In Garcia-Zavala’s case, the trooper said he pulled over the van in Portland after noticing a cracked windshield and a passenger not wearing a seat belt. However, his attention quickly turned to the immigration status of those inside, workers for an unidentified industrial site in South Portland. When they could not speak English or produce identification (the latter, except for the driver, is not a crime), he called ICE, practically giddy.

“This is the (expletive) ICE motha load right here,” he said, as recorded by his dashboard camera. “ICE is gonna be coming out here with their (expletive) SWAT team on this one.”

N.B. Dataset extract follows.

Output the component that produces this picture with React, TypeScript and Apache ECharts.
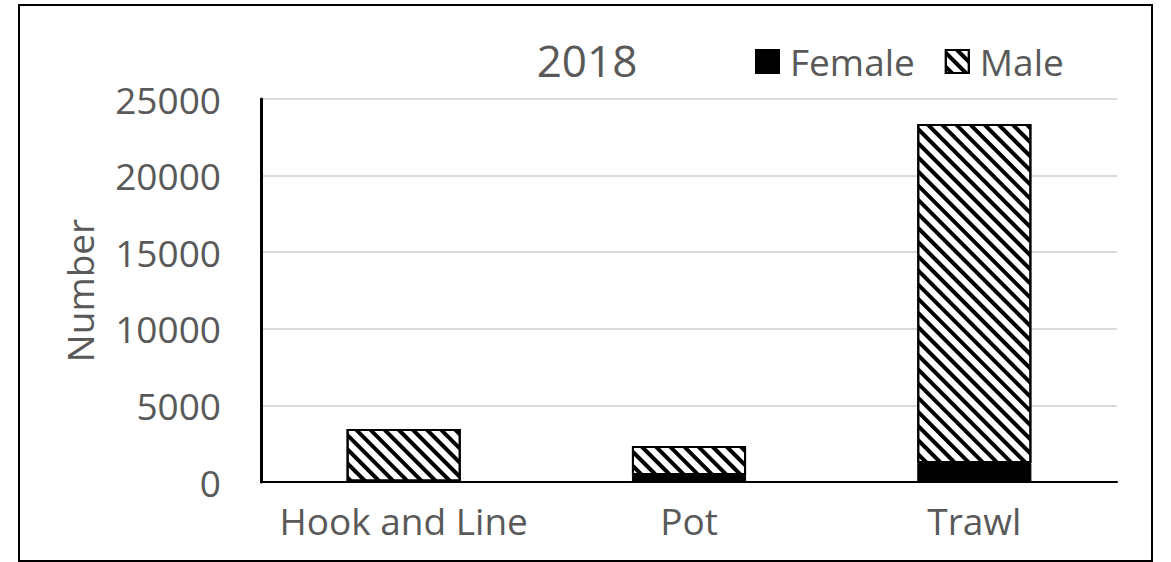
import React, { useEffect, useRef } from "react";
import * as echarts from "echarts";

const categories = ["Hook and Line", "Pot", "Trawl"];
const female = [30, 460, 1240];
const male = [3430, 1890, 22130];
const yTicks = { min: 0, max: 25000, interval: 5000 };
const title = "2018";

const FONT = "'Open Sans', 'Noto Sans', sans-serif";
const GRAY = "#595959";

export default function App() {
  const ref = useRef<HTMLDivElement>(null);
  useEffect(() => {
    const chart = echarts.init(ref.current!, null, { renderer: "svg" });
    chart.setOption({
      animation: false,
      backgroundColor: "#fff",
      title: {
        text: title,
        left: 582,
        top: 33,
        textAlign: "center",
        textStyle: { fontFamily: FONT, fontSize: 44, fontWeight: "normal", color: GRAY },
      },
      legend: {
        left: 750,
        top: 38,
        icon: "rect",
        itemWidth: 23,
        itemHeight: 23,
        itemGap: 30,
        textStyle: { fontFamily: FONT, fontSize: 37, color: GRAY, padding: [0, 0, 0, 6] },
        data: ["Female", "Male"],
      },
      graphic: [
        {
          type: "rect",
          shape: { x: 19, y: 5, width: 1133, height: 556 },
          style: { fill: "none", stroke: "#000", lineWidth: 2 },
          silent: true,
        },
      ],
      grid: { left: 261, right: 54, top: 99, bottom: 80 },
      xAxis: {
        type: "category",
        data: categories,
        axisLine: { show: true, lineStyle: { color: "#000", width: 2 } },
        axisTick: { show: false },
        axisLabel: { fontFamily: FONT, fontSize: 37, color: GRAY, margin: 20, interval: 0 },
      },
      yAxis: {
        type: "value",
        min: yTicks.min,
        max: yTicks.max,
        interval: yTicks.interval,
        name: "Number",
        nameLocation: "middle",
        nameRotate: 90,
        nameGap: 163,
        nameTextStyle: { fontFamily: FONT, fontSize: 37, color: GRAY },
        axisLine: { show: true, lineStyle: { color: "#000", width: 3 } },
        axisTick: { show: false },
        axisLabel: {
          fontFamily: FONT,
          fontSize: 37,
          color: GRAY,
          margin: 40,
          formatter: (v: number) => String(v),
        },
        splitLine: { lineStyle: { color: "#d9d9d9", width: 2 } },
      },
      series: [
        {
          name: "Female",
          type: "bar",
          stack: "s",
          data: female,
          barWidth: "40%",
          itemStyle: { color: "#000", borderColor: "#000", borderWidth: 1 },
        },
        {
          name: "Male",
          type: "bar",
          stack: "s",
          data: male,
          barWidth: "40%",
          itemStyle: {
            color: "#fff",
            borderColor: "#000",
            borderWidth: 2,
            decal: {
              symbol: "rect",
              symbolSize: 1,
              dashArrayX: [1, 0],
              dashArrayY: [4, 6],
              rotation: Math.PI / 4,
              color: "#000",
            },
          },
        },
      ],
    });
    return () => chart.dispose();
  }, []);
  return (
    <div
      ref={ref}
      style={{ position: "absolute", left: 0, top: 0, width: 1171, height: 562 }}
    />
  );
}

As the immigrants waited in the van, the trooper called them “sketchy” and “disgusting,” and made fun of their inability to speak English.

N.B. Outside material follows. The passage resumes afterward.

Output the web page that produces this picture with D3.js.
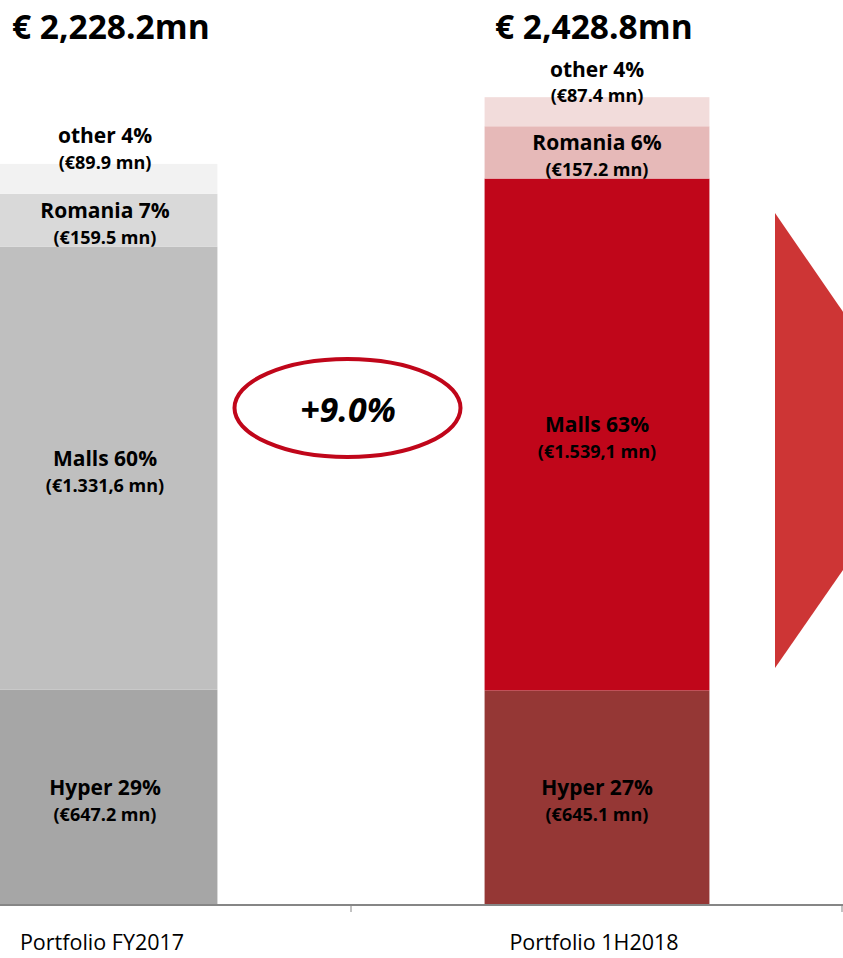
<!DOCTYPE html>
<html>
<head>
<meta charset="utf-8">
<script src="https://cdn.jsdelivr.net/npm/d3@7/dist/d3.min.js"></script>
<style>
  html, body { margin: 0; padding: 0; background: #fff; }
  svg { display: block; }
  text { font-family: "Open Sans", Lato, sans-serif; }
</style>
</head>
<body>
<div id="chart"></div>
<script>
// ---- data ----
const categories = ["Portfolio FY2017", "Portfolio 1H2018"];
const segments = ["Hyper", "Malls", "Romania", "other"];
const valuesFY2017 = [647.2, 1331.6, 159.5, 89.9];
const values1H2018 = [645.1, 1539.1, 157.2, 87.4];
const pctFY2017 = ["29%", "60%", "7%", "4%"];
const pct1H2018 = ["27%", "63%", "6%", "4%"];
const amountFY2017 = ["(€647.2 mn)", "(€1.331,6 mn)", "(€159.5 mn)", "(€89.9 mn)"];
const amount1H2018 = ["(€645.1 mn)", "(€1.539,1 mn)", "(€157.2 mn)", "(€87.4 mn)"];
const totals = ["€ 2,228.2mn", "€ 2,428.8mn"];
const growthLabel = "+9.0%";

const colorsFY2017 = ["#A6A6A6", "#BFBFBF", "#D9D9D9", "#F2F2F2"];
const colors1H2018 = ["#953735", "#C0061A", "#E6B9B8", "#F2DCDB"];

const W = 843, H = 958;
const svg = d3.select("#chart").append("svg").attr("width", W).attr("height", H);

const x = d3.scaleBand().domain(categories).range([-141, 843]).paddingInner(0.543).paddingOuter(0.2715);
const y = d3.scaleLinear().domain([0, 2500]).range([905, 905 - 2500 * 0.3326]);

const series = [
  { cat: categories[0], values: valuesFY2017, pct: pctFY2017, amt: amountFY2017, colors: colorsFY2017, total: totals[0] },
  { cat: categories[1], values: values1H2018, pct: pct1H2018, amt: amount1H2018, colors: colors1H2018, total: totals[1] }
];

// arrow shape at right (decorative chevron)
svg.append("polygon")
  .attr("points", [[775, 213], [850, 322], [850, 560], [775, 668]].map(p => p.join(",")).join(" "))
  .attr("fill", "#CD3535");

series.forEach(s => {
  const stack = [];
  let acc = 0;
  s.values.forEach((v, i) => { stack.push({ y0: acc, y1: acc + v, i }); acc += v; });
  const g = svg.append("g");
  g.selectAll("rect").data(stack).enter().append("rect")
    .attr("x", x(s.cat))
    .attr("width", x.bandwidth())
    .attr("y", d => y(d.y1))
    .attr("height", d => y(d.y0) - y(d.y1))
    .attr("fill", d => s.colors[d.i]);

  const cx = x(s.cat) + x.bandwidth() / 2;
  stack.forEach(d => {
    let y1, y2;
    if (segments[d.i] === "other") {
      y1 = y(d.y1) - 28; y2 = y(d.y1) - 1;
    } else {
      const mid = (y(d.y0) + y(d.y1)) / 2;
      y1 = mid - 10; y2 = mid + 17;
    }
    g.append("text").attr("x", cx).attr("y", y1).attr("dy", "0.35em")
      .attr("text-anchor", "middle").attr("font-weight", "bold").attr("font-size", 21)
      .attr("fill", "#000").text(segments[d.i] + " " + s.pct[d.i]);
    g.append("text").attr("x", cx).attr("y", y2).attr("dy", "0.35em")
      .attr("text-anchor", "middle").attr("font-weight", "bold").attr("font-size", 18)
      .attr("fill", "#000").text(s.amt[d.i]);
  });
});

// totals
svg.append("text").attr("x", 12).attr("y", 27).attr("dy", "0.35em")
  .attr("font-weight", "bold").attr("font-size", 33.5).text(totals[0]);
svg.append("text").attr("x", 495).attr("y", 27).attr("dy", "0.35em")
  .attr("font-weight", "bold").attr("font-size", 33.5).text(totals[1]);

// axis
const axis = svg.append("g");
axis.append("line").attr("x1", 0).attr("x2", W).attr("y1", 905).attr("y2", 905)
  .attr("stroke", "#868686").attr("stroke-width", 2);
[x(categories[1]) - x.step() * x.paddingInner() / 2, W - 1].forEach(t => {
  axis.append("line").attr("x1", t).attr("x2", t).attr("y1", 905).attr("y2", 912)
    .attr("stroke", "#868686").attr("stroke-width", 1);
});
categories.forEach(c => {
  axis.append("text").attr("x", x(c) + x.bandwidth() / 2 - 3).attr("y", 942).attr("dy", "0.35em")
    .attr("text-anchor", "middle").attr("font-size", 21.5).attr("fill", "#000").text(c);
});

// growth ellipse
svg.append("ellipse").attr("cx", 347.5).attr("cy", 408).attr("rx", 113).attr("ry", 49)
  .attr("fill", "none").attr("stroke", "#C0061A").attr("stroke-width", 4);
svg.append("text").attr("x", 348).attr("y", 410).attr("dy", "0.35em")
  .attr("text-anchor", "middle").attr("font-weight", "bold").attr("font-style", "italic")
  .attr("font-size", 34).text(growthLabel);
</script>
</body>
</html>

As he waited for ICE to arrive, he told another trooper, “When they show up – there’s no paperwork. It’s like they’re (expletive) kidnapping people. Have you ever seen it?” It wasn’t the first time – “I’m in the same spot we were in last time, just so you know, OK?” he told an ICE agent.

When two attorneys stopped by the scene to check on the immigrants, the troopers warned them not to get involved. One of the troopers said he was close to arresting one of the attorneys.

Is that what we want?

These were workers, not criminals, presumably valued by their employer. They are thousands of miles from home, because this is where opportunity is, and because the United States for decades has welcomed the contributions of undocumented workers but not provided them a reasonable path to citizenship. Now, after a sudden shift in policy by a scapegoating president, their lives can change forever because of a traffic stop, whisked away by federal agents and given few rights.

Immigration policy has been broken for years. Now, it is increasingly inhumane, too.